=== RECORDS PROVIDED ===
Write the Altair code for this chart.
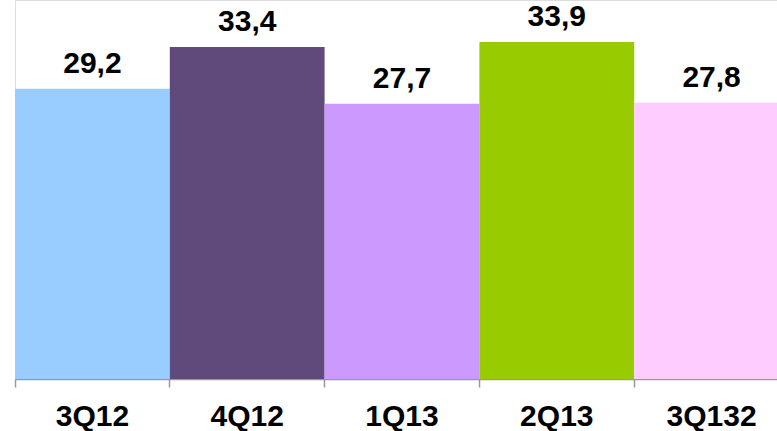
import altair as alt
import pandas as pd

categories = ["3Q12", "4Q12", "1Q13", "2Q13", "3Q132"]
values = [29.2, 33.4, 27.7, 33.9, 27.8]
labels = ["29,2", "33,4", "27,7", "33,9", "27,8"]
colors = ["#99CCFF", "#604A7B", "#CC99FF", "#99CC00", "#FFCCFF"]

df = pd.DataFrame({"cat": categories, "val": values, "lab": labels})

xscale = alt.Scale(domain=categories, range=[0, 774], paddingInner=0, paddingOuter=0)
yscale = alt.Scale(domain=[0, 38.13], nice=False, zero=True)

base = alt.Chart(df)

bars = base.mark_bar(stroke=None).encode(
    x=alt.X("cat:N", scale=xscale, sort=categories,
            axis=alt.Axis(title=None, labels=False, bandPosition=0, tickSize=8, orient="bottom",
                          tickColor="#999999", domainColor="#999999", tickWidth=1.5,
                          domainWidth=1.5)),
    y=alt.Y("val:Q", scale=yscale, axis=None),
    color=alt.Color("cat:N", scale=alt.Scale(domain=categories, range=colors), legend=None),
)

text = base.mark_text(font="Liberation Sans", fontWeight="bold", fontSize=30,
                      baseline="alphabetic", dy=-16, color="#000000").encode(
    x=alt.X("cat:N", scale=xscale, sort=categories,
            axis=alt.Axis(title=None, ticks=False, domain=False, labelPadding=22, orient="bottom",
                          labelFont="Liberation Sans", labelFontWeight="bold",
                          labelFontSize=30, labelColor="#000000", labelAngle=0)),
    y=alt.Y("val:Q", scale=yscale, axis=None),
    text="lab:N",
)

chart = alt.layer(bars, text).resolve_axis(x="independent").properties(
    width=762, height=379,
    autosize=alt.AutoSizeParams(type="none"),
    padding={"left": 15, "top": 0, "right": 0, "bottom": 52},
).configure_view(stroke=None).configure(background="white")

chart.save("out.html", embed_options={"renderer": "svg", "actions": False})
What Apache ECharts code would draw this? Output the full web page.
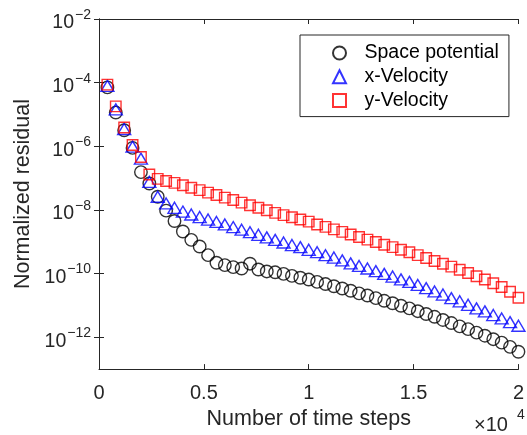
===
__EXERCISE REQUIREMENTS__
Your task is to repeat the material above exactly, without its pictures.

__FULL ANSWER__
Write the Altair code for this chart.
import altair as alt
import pandas as pd

categories = ["3Q12", "4Q12", "1Q13", "2Q13", "3Q132"]
values = [29.2, 33.4, 27.7, 33.9, 27.8]
labels = ["29,2", "33,4", "27,7", "33,9", "27,8"]
colors = ["#99CCFF", "#604A7B", "#CC99FF", "#99CC00", "#FFCCFF"]

df = pd.DataFrame({"cat": categories, "val": values, "lab": labels})

xscale = alt.Scale(domain=categories, range=[0, 774], paddingInner=0, paddingOuter=0)
yscale = alt.Scale(domain=[0, 38.13], nice=False, zero=True)

base = alt.Chart(df)

bars = base.mark_bar(stroke=None).encode(
    x=alt.X("cat:N", scale=xscale, sort=categories,
            axis=alt.Axis(title=None, labels=False, bandPosition=0, tickSize=8, orient="bottom",
                          tickColor="#999999", domainColor="#999999", tickWidth=1.5,
                          domainWidth=1.5)),
    y=alt.Y("val:Q", scale=yscale, axis=None),
    color=alt.Color("cat:N", scale=alt.Scale(domain=categories, range=colors), legend=None),
)

text = base.mark_text(font="Liberation Sans", fontWeight="bold", fontSize=30,
                      baseline="alphabetic", dy=-16, color="#000000").encode(
    x=alt.X("cat:N", scale=xscale, sort=categories,
            axis=alt.Axis(title=None, ticks=False, domain=False, labelPadding=22, orient="bottom",
                          labelFont="Liberation Sans", labelFontWeight="bold",
                          labelFontSize=30, labelColor="#000000", labelAngle=0)),
    y=alt.Y("val:Q", scale=yscale, axis=None),
    text="lab:N",
)

chart = alt.layer(bars, text).resolve_axis(x="independent").properties(
    width=762, height=379,
    autosize=alt.AutoSizeParams(type="none"),
    padding={"left": 15, "top": 0, "right": 0, "bottom": 52},
).configure_view(stroke=None).configure(background="white")

chart.save("out.html", embed_options={"renderer": "svg", "actions": False})
What Apache ECharts code would draw this? Output the full web page.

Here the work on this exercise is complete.